-- START OF Information provided --

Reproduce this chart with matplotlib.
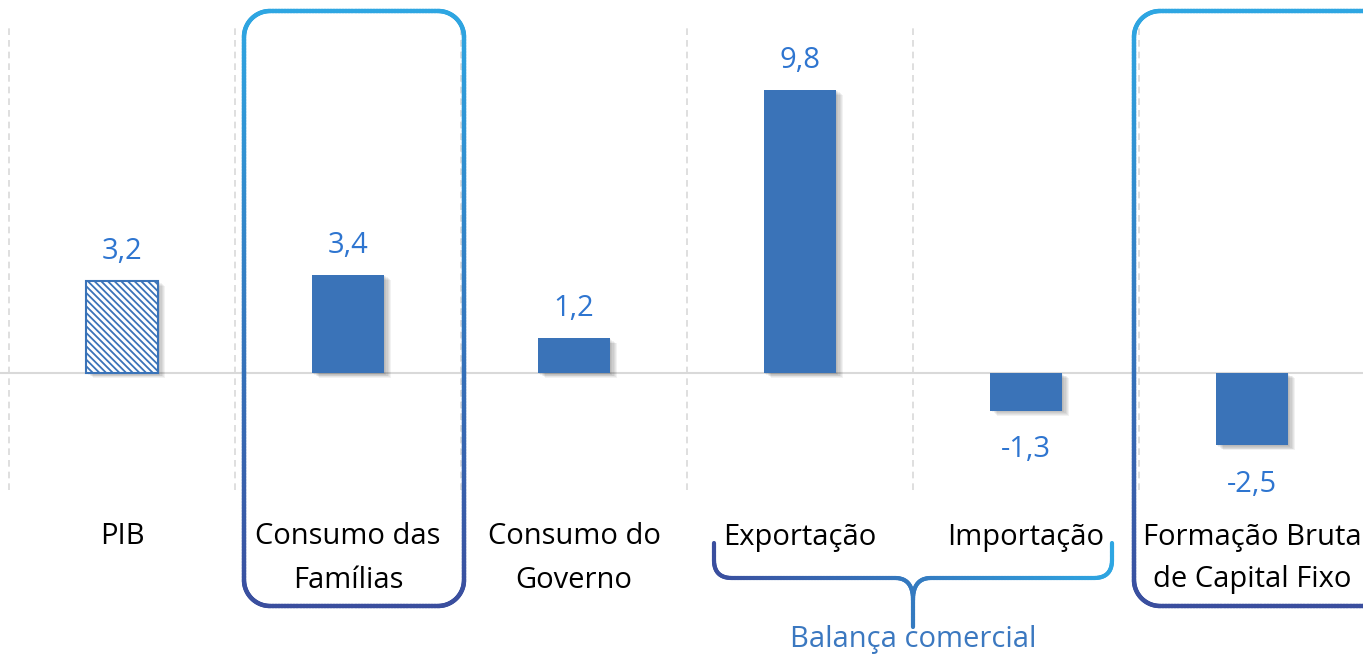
import numpy as np
import matplotlib
matplotlib.use("Agg")
import matplotlib.pyplot as plt
from matplotlib.collections import LineCollection
from matplotlib.colors import LinearSegmentedColormap
from matplotlib.patches import Rectangle

plt.rcParams['font.family'] = ['Open Sans', 'DejaVu Sans']
plt.rcParams['hatch.linewidth'] = 1.3
plt.rcParams['hatch.color'] = '#3a73b8'

categories = ["PIB", "Consumo das\nFamílias", "Consumo do\nGoverno", "Exportação", "Importação",
              "Formação Bruta\nde Capital Fixo"]
values = [3.2, 3.4, 1.2, 9.8, -1.3, -2.5]
value_labels = ["3,2", "3,4", "1,2", "9,8", "-1,3", "-2,5"]
group_label = "Balança comercial"

W, H = 1363, 656
fig = plt.figure(figsize=(W / 100, H / 100), dpi=100)
ax = fig.add_axes([0, 0, 1, 1])
ax.set_xlim(-122 / 226, (W - 122) / 226)
ppu = 28.9
ax.set_ylim(-(H - 373) / ppu, 373 / ppu)
ax.axis('off')

FS = 21
bar_color = '#3a73b8'
label_color = '#2e75d0'
x = np.arange(len(values))
bw = 72 / 226

# gridlines at category boundaries
for b in np.arange(-0.5, len(values) + 0.5, 1):
    ax.plot([b, b], [-(490 - 373) / ppu, (373 - 25) / ppu], color='#d9d9d9', lw=1.2,
            ls=(0, (4, 3)), zorder=0)
# zero line
ax.axhline(0, color='#d9d9d9', lw=1.5, zorder=1)

# soft shadows
for i, v in enumerate(values):
    for k in range(6):
        d = (k + 1) * 1.2
        ax.add_patch(Rectangle((x[i] - bw / 2 + d / 226, min(0, v) - d / ppu * 0.7), bw, abs(v),
                               facecolor='black', alpha=0.05, lw=0, zorder=2))

for i, v in enumerate(values):
    if i == 0:
        ax.bar(x[i], v, bw, facecolor='white', edgecolor=bar_color, hatch='\\\\\\\\\\', lw=1.5, zorder=3)
    else:
        ax.bar(x[i], v, bw, color=bar_color, zorder=3)
    if v >= 0:
        ax.text(x[i], v + 1.02, value_labels[i], ha='center', va='center', color=label_color, fontsize=FS)
    else:
        ax.text(x[i], v - 1.35, value_labels[i], ha='center', va='center', color=label_color, fontsize=FS)

for i, c in enumerate(categories):
    lines = c.split('\n')
    ys = [537] if len(lines) == 1 else [537, 580]
    for ln, yp in zip(lines, ys):
        ax.text(x[i], -(yp - 373) / ppu, ln, ha='center', va='center', fontsize=FS, color='black')

# overlay in pixel coordinates
ov = fig.add_axes([0, 0, 1, 1])
ov.set_xlim(0, W)
ov.set_ylim(H, 0)
ov.axis('off')
ov.patch.set_alpha(0)

cmap = LinearSegmentedColormap.from_list('g', ['#2ea6e2', '#3a4e9e'])


def dens(p):
    out = [p[0]]
    for a, b in zip(p[:-1], p[1:]):
        m = max(2, int(np.hypot(*(b - a)) / 3))
        for t in np.linspace(0, 1, m)[1:]:
            out.append(a + (b - a) * t)
    return np.array(out)


def rounded_rect(x0, y0, x1, y1, r, n=30):
    def arc(cx, cy, a0, a1):
        t = np.linspace(a0, a1, n)
        return np.c_[cx + r * np.cos(t), cy + r * np.sin(t)]
    pts = [arc(x1 - r, y0 + r, -np.pi / 2, 0), arc(x1 - r, y1 - r, 0, np.pi / 2),
           arc(x0 + r, y1 - r, np.pi / 2, np.pi), arc(x0 + r, y0 + r, np.pi, 1.5 * np.pi)]
    p = np.vstack(pts + [pts[0][:1]])
    return dens(p)


for (x0, x1) in [(244, 464), (1134, 1395)]:
    p = rounded_rect(x0, 11, x1, 606, 26)
    segs = np.stack([p[:-1], p[1:]], axis=1)
    lc = LineCollection(segs, cmap=cmap, norm=plt.Normalize(11, 606), lw=3.2,
                        capstyle='round', joinstyle='round')
    lc.set_array((p[:-1, 1] + p[1:, 1]) / 2)
    ov.add_collection(lc)


def qbez(a, c, b, n=20):
    t = np.linspace(0, 1, n)[:, None]
    return (1 - t) ** 2 * np.array(a) + 2 * (1 - t) * t * np.array(c) + t ** 2 * np.array(b)


yh = 578
brace = np.vstack([
    [[714, 543]], [[714, 560]],
    qbez((714, 560), (714, yh), (732, yh)),
    [[895, yh]],
    qbez((895, yh), (913, yh), (913, 600)),
    [[913, 627]],
])
brace_r = np.vstack([
    [[1112, 543]], [[1112, 560]],
    qbez((1112, 560), (1112, yh), (1094, yh)),
    [[931, yh]],
    qbez((931, yh), (913, yh), (913, 600)),
])
cmap_h = LinearSegmentedColormap.from_list('h', ['#3a4e9e', '#2ea6e2'])
for p in [dens(brace), dens(brace_r)]:
    segs = np.stack([p[:-1], p[1:]], axis=1)
    lc = LineCollection(segs, cmap=cmap_h, norm=plt.Normalize(714, 1112), lw=3.0, capstyle='round')
    lc.set_array((p[:-1, 0] + p[1:, 0]) / 2)
    ov.add_collection(lc)

ov.text(913, 640, group_label, ha='center', va='center', fontsize=FS, color='#3b78c0')

fig.savefig('out.png', dpi=100)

-- END OF Information provided --

Every line above should be returned word for word, with the pictures left behind.

● Finished task:
Reproduce this chart with matplotlib.
import numpy as np
import matplotlib
matplotlib.use("Agg")
import matplotlib.pyplot as plt
from matplotlib.collections import LineCollection
from matplotlib.colors import LinearSegmentedColormap
from matplotlib.patches import Rectangle

plt.rcParams['font.family'] = ['Open Sans', 'DejaVu Sans']
plt.rcParams['hatch.linewidth'] = 1.3
plt.rcParams['hatch.color'] = '#3a73b8'

categories = ["PIB", "Consumo das\nFamílias", "Consumo do\nGoverno", "Exportação", "Importação",
              "Formação Bruta\nde Capital Fixo"]
values = [3.2, 3.4, 1.2, 9.8, -1.3, -2.5]
value_labels = ["3,2", "3,4", "1,2", "9,8", "-1,3", "-2,5"]
group_label = "Balança comercial"

W, H = 1363, 656
fig = plt.figure(figsize=(W / 100, H / 100), dpi=100)
ax = fig.add_axes([0, 0, 1, 1])
ax.set_xlim(-122 / 226, (W - 122) / 226)
ppu = 28.9
ax.set_ylim(-(H - 373) / ppu, 373 / ppu)
ax.axis('off')

FS = 21
bar_color = '#3a73b8'
label_color = '#2e75d0'
x = np.arange(len(values))
bw = 72 / 226

# gridlines at category boundaries
for b in np.arange(-0.5, len(values) + 0.5, 1):
    ax.plot([b, b], [-(490 - 373) / ppu, (373 - 25) / ppu], color='#d9d9d9', lw=1.2,
            ls=(0, (4, 3)), zorder=0)
# zero line
ax.axhline(0, color='#d9d9d9', lw=1.5, zorder=1)

# soft shadows
for i, v in enumerate(values):
    for k in range(6):
        d = (k + 1) * 1.2
        ax.add_patch(Rectangle((x[i] - bw / 2 + d / 226, min(0, v) - d / ppu * 0.7), bw, abs(v),
                               facecolor='black', alpha=0.05, lw=0, zorder=2))

for i, v in enumerate(values):
    if i == 0:
        ax.bar(x[i], v, bw, facecolor='white', edgecolor=bar_color, hatch='\\\\\\\\\\', lw=1.5, zorder=3)
    else:
        ax.bar(x[i], v, bw, color=bar_color, zorder=3)
    if v >= 0:
        ax.text(x[i], v + 1.02, value_labels[i], ha='center', va='center', color=label_color, fontsize=FS)
    else:
        ax.text(x[i], v - 1.35, value_labels[i], ha='center', va='center', color=label_color, fontsize=FS)

for i, c in enumerate(categories):
    lines = c.split('\n')
    ys = [537] if len(lines) == 1 else [537, 580]
    for ln, yp in zip(lines, ys):
        ax.text(x[i], -(yp - 373) / ppu, ln, ha='center', va='center', fontsize=FS, color='black')

# overlay in pixel coordinates
ov = fig.add_axes([0, 0, 1, 1])
ov.set_xlim(0, W)
ov.set_ylim(H, 0)
ov.axis('off')
ov.patch.set_alpha(0)

cmap = LinearSegmentedColormap.from_list('g', ['#2ea6e2', '#3a4e9e'])


def dens(p):
    out = [p[0]]
    for a, b in zip(p[:-1], p[1:]):
        m = max(2, int(np.hypot(*(b - a)) / 3))
        for t in np.linspace(0, 1, m)[1:]:
            out.append(a + (b - a) * t)
    return np.array(out)


def rounded_rect(x0, y0, x1, y1, r, n=30):
    def arc(cx, cy, a0, a1):
        t = np.linspace(a0, a1, n)
        return np.c_[cx + r * np.cos(t), cy + r * np.sin(t)]
    pts = [arc(x1 - r, y0 + r, -np.pi / 2, 0), arc(x1 - r, y1 - r, 0, np.pi / 2),
           arc(x0 + r, y1 - r, np.pi / 2, np.pi), arc(x0 + r, y0 + r, np.pi, 1.5 * np.pi)]
    p = np.vstack(pts + [pts[0][:1]])
    return dens(p)


for (x0, x1) in [(244, 464), (1134, 1395)]:
    p = rounded_rect(x0, 11, x1, 606, 26)
    segs = np.stack([p[:-1], p[1:]], axis=1)
    lc = LineCollection(segs, cmap=cmap, norm=plt.Normalize(11, 606), lw=3.2,
                        capstyle='round', joinstyle='round')
    lc.set_array((p[:-1, 1] + p[1:, 1]) / 2)
    ov.add_collection(lc)


def qbez(a, c, b, n=20):
    t = np.linspace(0, 1, n)[:, None]
    return (1 - t) ** 2 * np.array(a) + 2 * (1 - t) * t * np.array(c) + t ** 2 * np.array(b)


yh = 578
brace = np.vstack([
    [[714, 543]], [[714, 560]],
    qbez((714, 560), (714, yh), (732, yh)),
    [[895, yh]],
    qbez((895, yh), (913, yh), (913, 600)),
    [[913, 627]],
])
brace_r = np.vstack([
    [[1112, 543]], [[1112, 560]],
    qbez((1112, 560), (1112, yh), (1094, yh)),
    [[931, yh]],
    qbez((931, yh), (913, yh), (913, 600)),
])
cmap_h = LinearSegmentedColormap.from_list('h', ['#3a4e9e', '#2ea6e2'])
for p in [dens(brace), dens(brace_r)]:
    segs = np.stack([p[:-1], p[1:]], axis=1)
    lc = LineCollection(segs, cmap=cmap_h, norm=plt.Normalize(714, 1112), lw=3.0, capstyle='round')
    lc.set_array((p[:-1, 0] + p[1:, 0]) / 2)
    ov.add_collection(lc)

ov.text(913, 640, group_label, ha='center', va='center', fontsize=FS, color='#3b78c0')

fig.savefig('out.png', dpi=100)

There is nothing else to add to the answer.